Divorce arrangements provided for women as well as men to seek separations and for the equitable treatment of divorced wives. Though a wife’s adultery was punishable by death, while a husband’s was not, this difference is to be understood in the light of concern over inheritance and property. It was not until long after Sumerian times that Mesopotamian law begins to emphasize the importance of virginity and to impose the veil on respectable women. Both were signs of a hardening and more cramping role for them.

The Sumerians also demonstrated great technical inventiveness. Other peoples would be much in their debt. The influence of the Sumerians’ laws can be traced well into post-Sumerian times. Sumerians, too, laid the foundations of mathematics, establishing the technique of expressing number by position as well as by sign (as we, for example, can reckon the figure 1 as one, one-tenth, ten or several other values, according to its relation to the decimal point), and they arrived at a method of dividing the circle into six equal segments.

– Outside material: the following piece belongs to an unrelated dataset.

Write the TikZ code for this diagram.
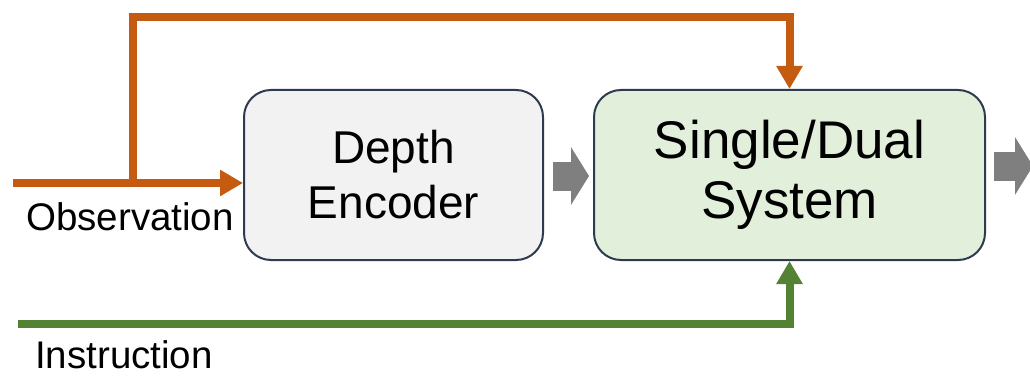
\documentclass[tikz,border=0pt]{standalone}
\usepackage{fontspec}
\setmainfont{Liberation Sans}
\usetikzlibrary{arrows.meta, calc}
\definecolor{corange}{HTML}{C55A11}
\definecolor{cgreen}{HTML}{548235}
\definecolor{cgrey}{HTML}{7F7F7F}
\definecolor{cedge}{HTML}{2E3A50}
\definecolor{cboxgrey}{HTML}{F2F2F2}
\definecolor{cboxgreen}{HTML}{E2EFDA}
\tikzset{
  box/.style={draw=cedge, fill=#1, line width=2pt, rounded corners=27pt, align=center, inner sep=0pt},
  wire/.style={draw=#1, line width=8pt, -{Triangle[length=23pt, width=25pt]}},
  blockarrow/.style={draw=cgrey, line width=29pt, -{Triangle[length=18pt, width=57pt]}},
  label/.style={font=\fontsize{38.5}{44}\selectfont, anchor=base west, inner sep=0pt},
}
\begin{document}
\begin{tikzpicture}[x=1pt, y=-1pt]
  \useasboundingbox (0,0) rectangle (1030,377);
  \node[box=cboxgrey, minimum width=299pt, minimum height=170pt,
    font=\fontsize{46}{55}\selectfont] (enc) at (393.5,175) {Depth\\Encoder};
  \node[box=cboxgreen, minimum width=391pt, minimum height=170pt,
    font=\fontsize{53}{60}\selectfont] (sys) at (789.5,175) {Single/Dual\\System};
  \node[label] (obslabel) at (26,230) {Observation};
  \node[label] (inslabel) at (35,368) {Instruction};
  % inputs
  \coordinate (obs) at (13,183);
  \coordinate (split) at (132.5,183);
  \coordinate (top) at (132.5,17);
  \coordinate (ins) at (18,323.5);
  \draw[wire=corange] (obs) -- (obs -| enc.west);
  \draw[wire=corange] (split) -- (top) -| (sys.north);
  \draw[wire=cgreen] (ins) -| (sys.south);
  % flow between blocks
  \coordinate (a1) at ($(enc.east)+(9,1)$);
  \coordinate (a2) at ($(sys.west)+(-4,1)$);
  \coordinate (a3) at ($(sys.east)+(8,-9)$);
  \coordinate (a4) at ($(sys.east)+(47,-9)$);
  \draw[blockarrow] (a1) -- (a2);
  \draw[blockarrow] (a3) -- (a4);
\end{tikzpicture}
\end{document}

They knew about the decimal system, too, though they did not exploit it, and we first encounter the seven-day week in the Gilgamesh epic.

By the end of their history as an independent civilization Sumerians had learnt to live in big groups; one city alone is said to have had thirty-six thousand males. This made big demands on building skill, and even more were made by the large monumental structures. Lacking stone, southern Mesopotamians had first built in reeds plastered with mud, then with bricks made from the mud and dried in the sun. Their brick technology was advanced enough by the end of the Sumerian period to make possible very large buildings with columns and terraces; the greatest of its monuments, the Ziggurat of Ur, had an upper stage over 100 feet high and a base 200 feet by 150. The earliest surviving potter’s wheel was found at Ur; this was the first way in which man made use of rotary motion. On it rested the large-scale production of pottery which made it a man’s trade and not, like earlier pottery, a woman’s. Soon, by 3000
BC
, the wheel was being used for transport. Another invention of the Sumerians was glass, and specialized craftsmen were casting in bronze early in the third millennium
BC
.

This innovation raises further questions: where did the raw material come from? There is no metal in southern Mesopotamia. Moreover, even in earlier times, during the Neolithic, the region must have obtained from elsewhere the flint and obsidian it needed for the first agricultural implements. Clearly a widespread network of contacts abroad is in the background, above all with the Levant and Syria, huge distances away, but also with Iran and Bahrein, down the Persian Gulf. Before 2000
BC
Mesopotamia was obtaining goods – though possibly indirectly – from the
Indus valley. Together with the evidence of documentation (which reveals contacts with India before 2000
BC
), it makes an impression of a dimly emerging international trading system already creating important patterns of interdependence. When, in the middle of the third millennium, supplies of tin from the Near East dried up, Mesopotamian bronze weapons had to give way to unalloyed copper ones.